Wskazał, że z ustaleń śledztwa wynika, że piętnastolatek przygotowywał się do popełnienia przestępstwa, opisywał w korespondencji telefonicznej konsekwencje czynu, którymi miały pobyt na izbie dziecka oraz w zakładzie poprawczym, a także w sposób planowy popełniał czyn. W czasie zdarzenia Emil B. był pod wpływem substancji psychoaktywnych - dodał Saduś.
Podał też, że z treści opinii sądowo-psychiatryczno-psychologicznej sporządzonej po przeprowadzeniu obserwacji psychiatrycznej wynika jednak, że dopuszczając się zabójstwa Emil B. był w pełni poczytalny.

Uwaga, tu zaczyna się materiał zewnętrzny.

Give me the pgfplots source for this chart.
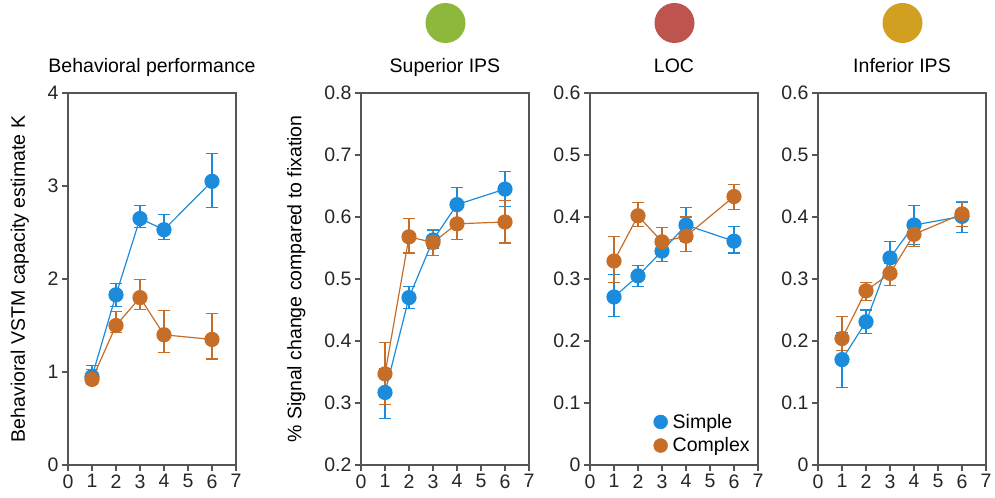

Poinformował również, że wobec Emila B. nadal jest stosowany środek zapobiegawczy w postaci tymczasowego aresztowania, który jest stosowany wobec nieletnich tylko w wyjątkowych wypadkach.
Pod koniec października Emil B. usłyszał zarzut zabójstwa. Nastolatek nie przyznał się do zarzucanego mu czynu i odmówił składania wyjaśnień - powiedział Marcin Saduś, który dodał, że ten zarzut jest doprecyzowany względem tego, który usłyszał w maju odpowiadając przed sądem rodzinnym.
10 maja br. 15-letni Emil B. śmiertelnie ranił nożem 16-letniego Kubę w szkole w Wawrze. Raniony ostrzem nastolatek zmarł. Po tragedii Emil B. został umieszczony w schronisku dla nieletnich. Sąd zdecydował też o poddaniu nastolatka obserwacji psychiatrycznej, która się zakończyła.
Dzień po zabójstwie sąd zdecydował o przekazaniu sprawy prokuraturze. Wówczas do sądu wpłynęło zażalenie obrońcy na tą decyzję. Zażalenie złożyła także matka i ojciec chłopaka.
Na początku października Sąd Rejonowy dla Warszawy Pragi Południe zdecydował, że Emil B. będzie odpowiadał za zabójstwo jak dorosły. Sąd oddalił wszystkie zażalenia na postanowienie Sądu Rejonowego, co oznacza, że będzie prowadzone postępowanie i będzie odpowiadał na zasadach ogólnych przewidzianych w kodeksie karnym, potocznie mówiąc jak dorosły - przekazał PAP sędzia Marcin Kołakowski, rzecznik Sądu Okręgowego Warszawa-Praga.
Emilowi B. grozi do 25 lat więzienia.